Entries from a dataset
▬▬▬▬▬▬

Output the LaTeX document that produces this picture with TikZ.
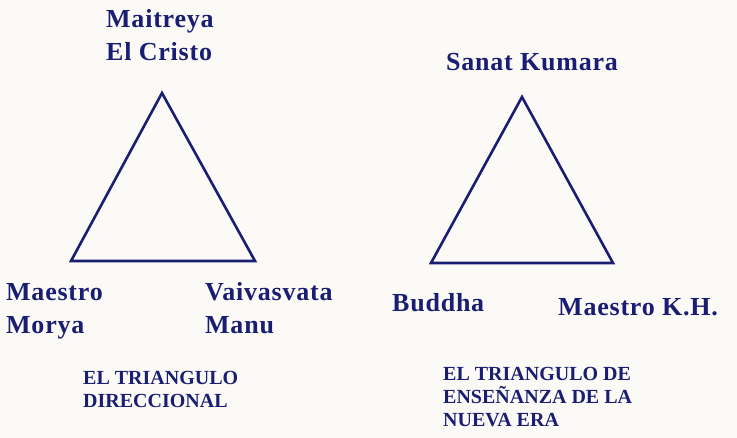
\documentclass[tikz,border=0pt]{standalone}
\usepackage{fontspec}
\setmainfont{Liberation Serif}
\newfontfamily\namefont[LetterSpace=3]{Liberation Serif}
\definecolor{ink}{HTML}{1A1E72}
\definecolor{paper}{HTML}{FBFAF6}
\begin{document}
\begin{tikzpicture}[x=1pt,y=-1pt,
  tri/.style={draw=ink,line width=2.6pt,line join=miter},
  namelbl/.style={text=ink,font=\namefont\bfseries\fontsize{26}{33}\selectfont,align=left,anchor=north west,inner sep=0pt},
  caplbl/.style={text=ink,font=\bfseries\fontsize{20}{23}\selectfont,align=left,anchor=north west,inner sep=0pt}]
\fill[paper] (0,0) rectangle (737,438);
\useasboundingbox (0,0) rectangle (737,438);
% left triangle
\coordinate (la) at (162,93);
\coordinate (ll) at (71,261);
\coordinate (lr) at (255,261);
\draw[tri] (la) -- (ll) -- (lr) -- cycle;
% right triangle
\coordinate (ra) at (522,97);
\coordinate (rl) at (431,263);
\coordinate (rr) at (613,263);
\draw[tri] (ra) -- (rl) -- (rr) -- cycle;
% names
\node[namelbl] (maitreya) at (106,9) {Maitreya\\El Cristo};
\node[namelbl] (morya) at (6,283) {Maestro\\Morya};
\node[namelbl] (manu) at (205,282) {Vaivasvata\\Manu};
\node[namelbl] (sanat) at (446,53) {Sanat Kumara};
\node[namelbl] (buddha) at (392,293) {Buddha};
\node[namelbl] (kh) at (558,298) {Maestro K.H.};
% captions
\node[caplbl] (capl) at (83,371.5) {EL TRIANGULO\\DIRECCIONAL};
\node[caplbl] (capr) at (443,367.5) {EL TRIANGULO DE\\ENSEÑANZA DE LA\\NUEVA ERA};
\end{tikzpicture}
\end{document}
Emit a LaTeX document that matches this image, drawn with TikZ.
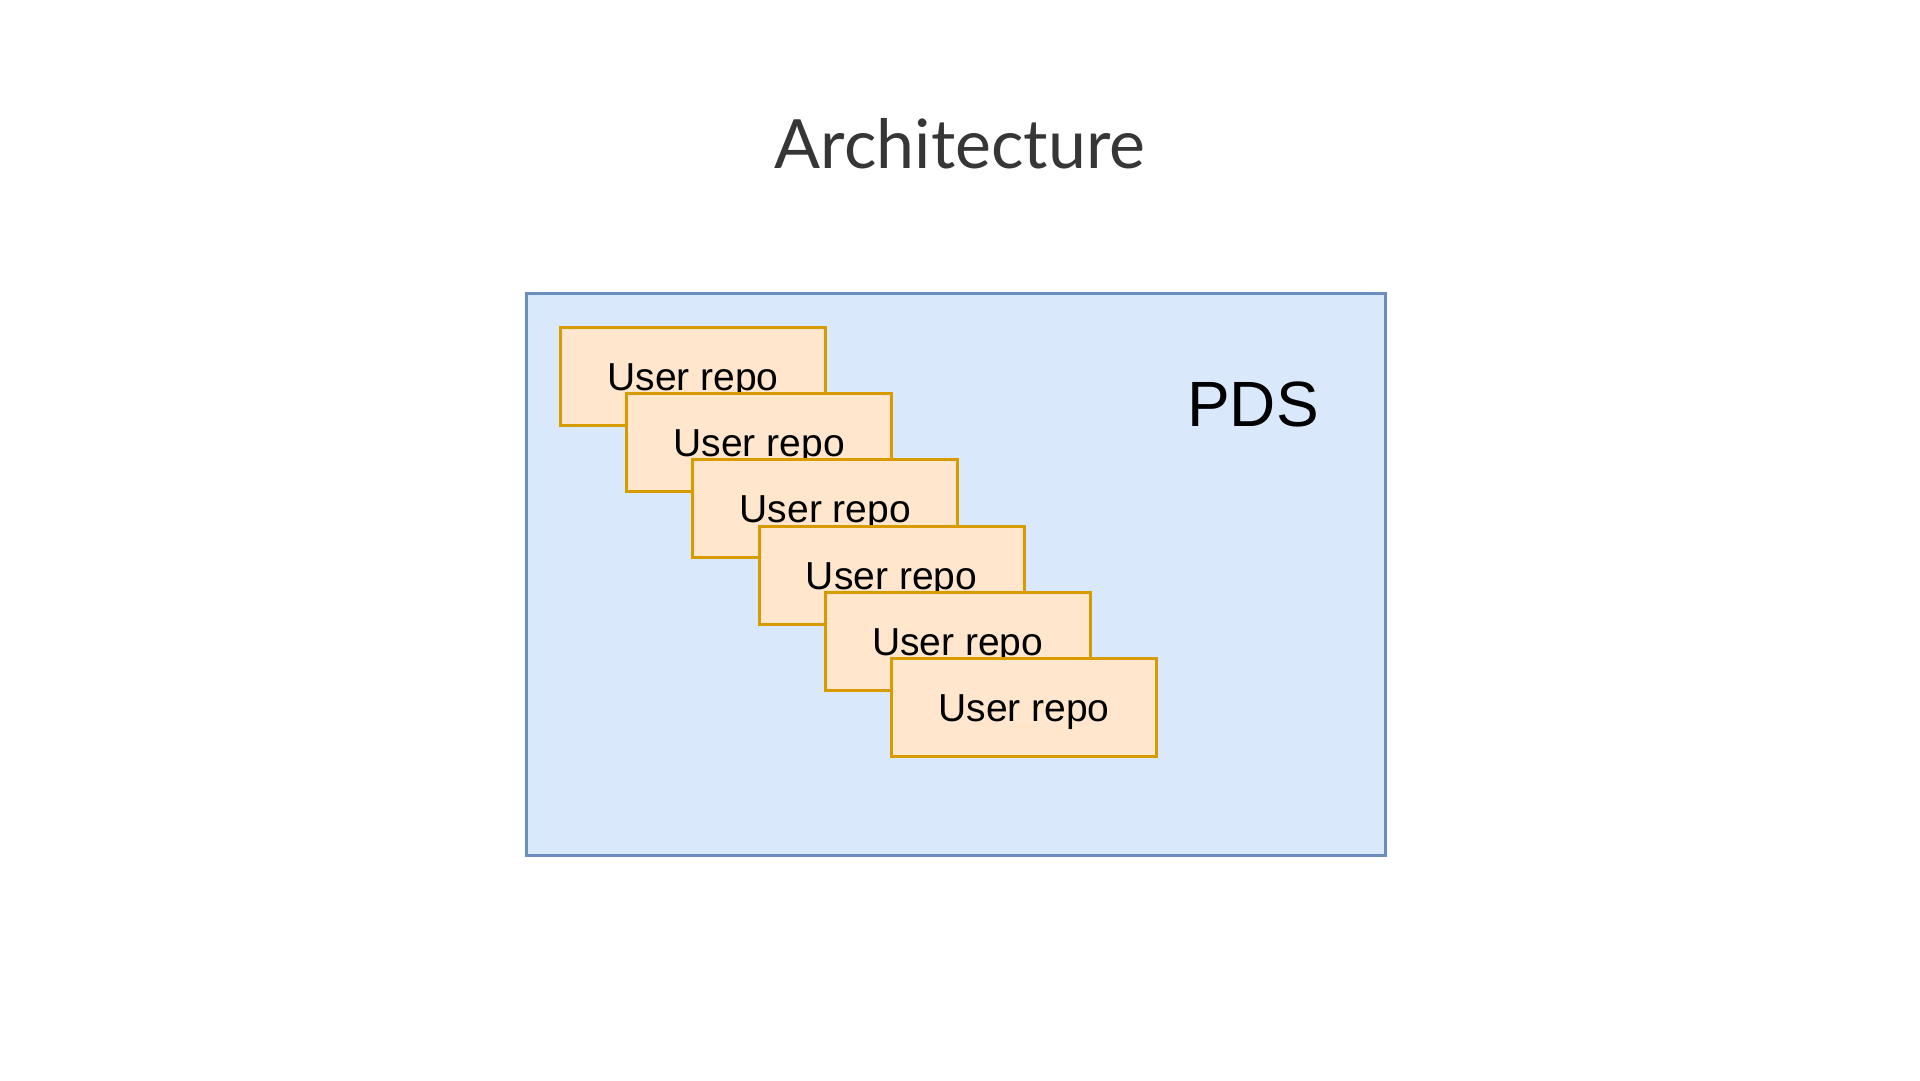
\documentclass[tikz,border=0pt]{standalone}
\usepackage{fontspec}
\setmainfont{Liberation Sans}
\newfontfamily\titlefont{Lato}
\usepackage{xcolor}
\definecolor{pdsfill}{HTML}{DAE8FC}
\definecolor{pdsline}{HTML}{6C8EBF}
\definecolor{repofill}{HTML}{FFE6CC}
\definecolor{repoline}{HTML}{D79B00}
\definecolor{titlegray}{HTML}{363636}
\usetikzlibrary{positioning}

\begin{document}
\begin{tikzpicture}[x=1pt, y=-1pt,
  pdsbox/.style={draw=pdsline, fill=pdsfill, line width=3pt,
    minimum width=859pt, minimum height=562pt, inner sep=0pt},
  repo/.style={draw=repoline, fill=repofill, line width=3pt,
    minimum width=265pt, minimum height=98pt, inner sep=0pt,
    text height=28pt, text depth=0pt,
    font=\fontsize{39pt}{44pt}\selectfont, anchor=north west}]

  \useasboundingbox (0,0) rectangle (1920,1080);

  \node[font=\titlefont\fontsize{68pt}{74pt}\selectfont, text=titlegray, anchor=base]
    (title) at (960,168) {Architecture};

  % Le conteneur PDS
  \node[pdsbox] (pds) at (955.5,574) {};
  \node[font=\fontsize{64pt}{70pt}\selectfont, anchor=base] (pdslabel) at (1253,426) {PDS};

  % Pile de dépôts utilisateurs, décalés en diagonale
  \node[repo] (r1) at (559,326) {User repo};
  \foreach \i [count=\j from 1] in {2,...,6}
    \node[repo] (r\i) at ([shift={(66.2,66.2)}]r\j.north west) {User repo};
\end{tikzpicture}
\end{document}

▬▬▬▬▬▬

For the material above, give again only the lines starting at the line that contains "Emit a LaTeX" and ending at the line that contains "anchor=base] (pdslabel) at". Pictures do not belong in the copy.

## Solved problem
Emit a LaTeX document that matches this image, drawn with TikZ.
\documentclass[tikz,border=0pt]{standalone}
\usepackage{fontspec}
\setmainfont{Liberation Sans}
\newfontfamily\titlefont{Lato}
\usepackage{xcolor}
\definecolor{pdsfill}{HTML}{DAE8FC}
\definecolor{pdsline}{HTML}{6C8EBF}
\definecolor{repofill}{HTML}{FFE6CC}
\definecolor{repoline}{HTML}{D79B00}
\definecolor{titlegray}{HTML}{363636}
\usetikzlibrary{positioning}

\begin{document}
\begin{tikzpicture}[x=1pt, y=-1pt,
  pdsbox/.style={draw=pdsline, fill=pdsfill, line width=3pt,
    minimum width=859pt, minimum height=562pt, inner sep=0pt},
  repo/.style={draw=repoline, fill=repofill, line width=3pt,
    minimum width=265pt, minimum height=98pt, inner sep=0pt,
    text height=28pt, text depth=0pt,
    font=\fontsize{39pt}{44pt}\selectfont, anchor=north west}]

  \useasboundingbox (0,0) rectangle (1920,1080);

  \node[font=\titlefont\fontsize{68pt}{74pt}\selectfont, text=titlegray, anchor=base]
    (title) at (960,168) {Architecture};

  % Le conteneur PDS
  \node[pdsbox] (pds) at (955.5,574) {};
  \node[font=\fontsize{64pt}{70pt}\selectfont, anchor=base] (pdslabel) at (1253,426) {PDS};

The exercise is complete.